The Tesla lineup is also more modest and easier to supply. The Model 3 sedan and Model Y sport utility vehicle accounted for almost all of the company’s sales in 2021. Tesla also offers fewer options than many of the traditional carmakers, which simplifies manufacturing.
“It’s a more streamlined approach,” said Phil Amsrud, a senior principal analyst who specializes in automotive semiconductors at IHS Markit, a research firm. “They are not trying to manage all these different configurations.”
Tesla software, which can be updated remotely, is considered the most sophisticated in the auto business. Even so, the company’s cars likely use fewer chips, analysts said, because the company controls functions like battery cooling and autonomous driving from a smaller number of centralized, onboard computers.

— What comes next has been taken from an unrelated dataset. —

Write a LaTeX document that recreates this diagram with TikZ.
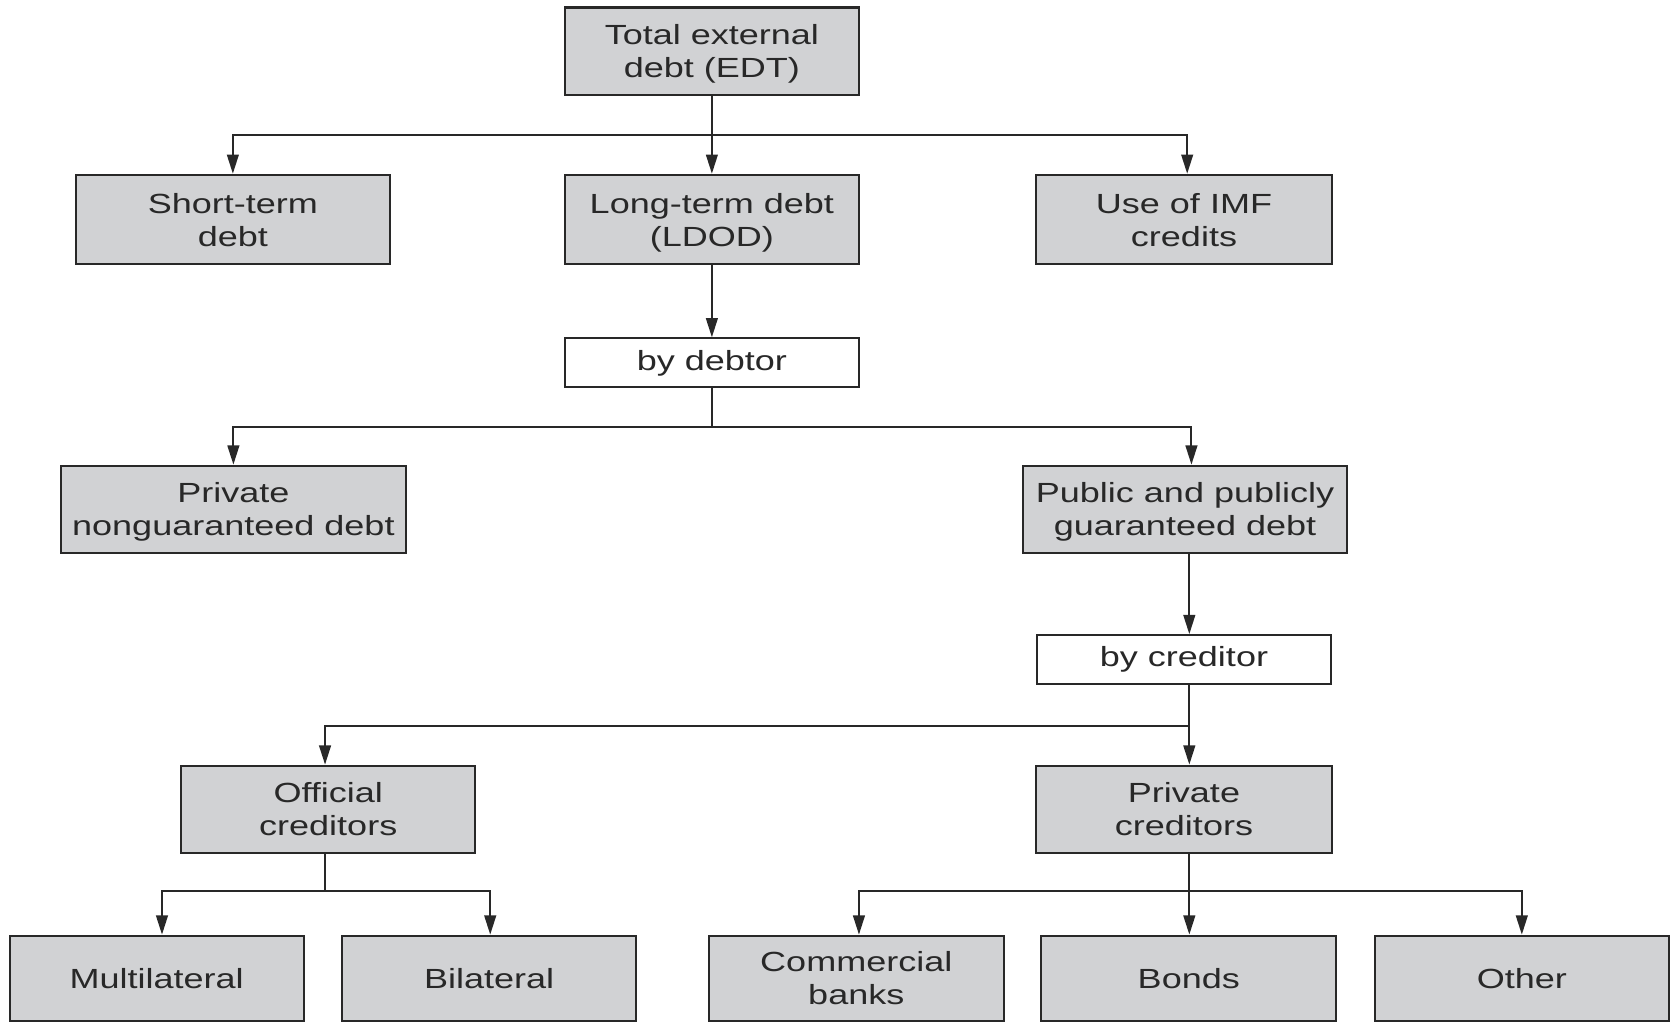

“Tesla has fewer boxes,” Mr. Amsrud said. “The fewer the components you need right now, the better.”
Of course, Tesla could still run into problems as it tries to replicate the growth it achieved in 2021 — it is aiming to increase sales about 50 percent a year for the next several years. The company acknowledged in its third-quarter report that its creative maneuvering around supply chain chaos might not work so well as it increased production and needed more chips and other parts.
The electric vehicle market is also becoming much more competitive as the traditional carmakers belatedly respond with models that people want to buy rather than the small electric vehicles typically made to appease regulators. Ford said this past week that it would nearly double production of the Lightning, an electric version of its popular F-150 pickup truck, because of strong demand. Tesla’s pickup truck won’t go on sale for at least another year.
The outlook for the traditional carmakers is likely to improve this year as shortages of semiconductors and other components ease, and as manufacturers get better at coping.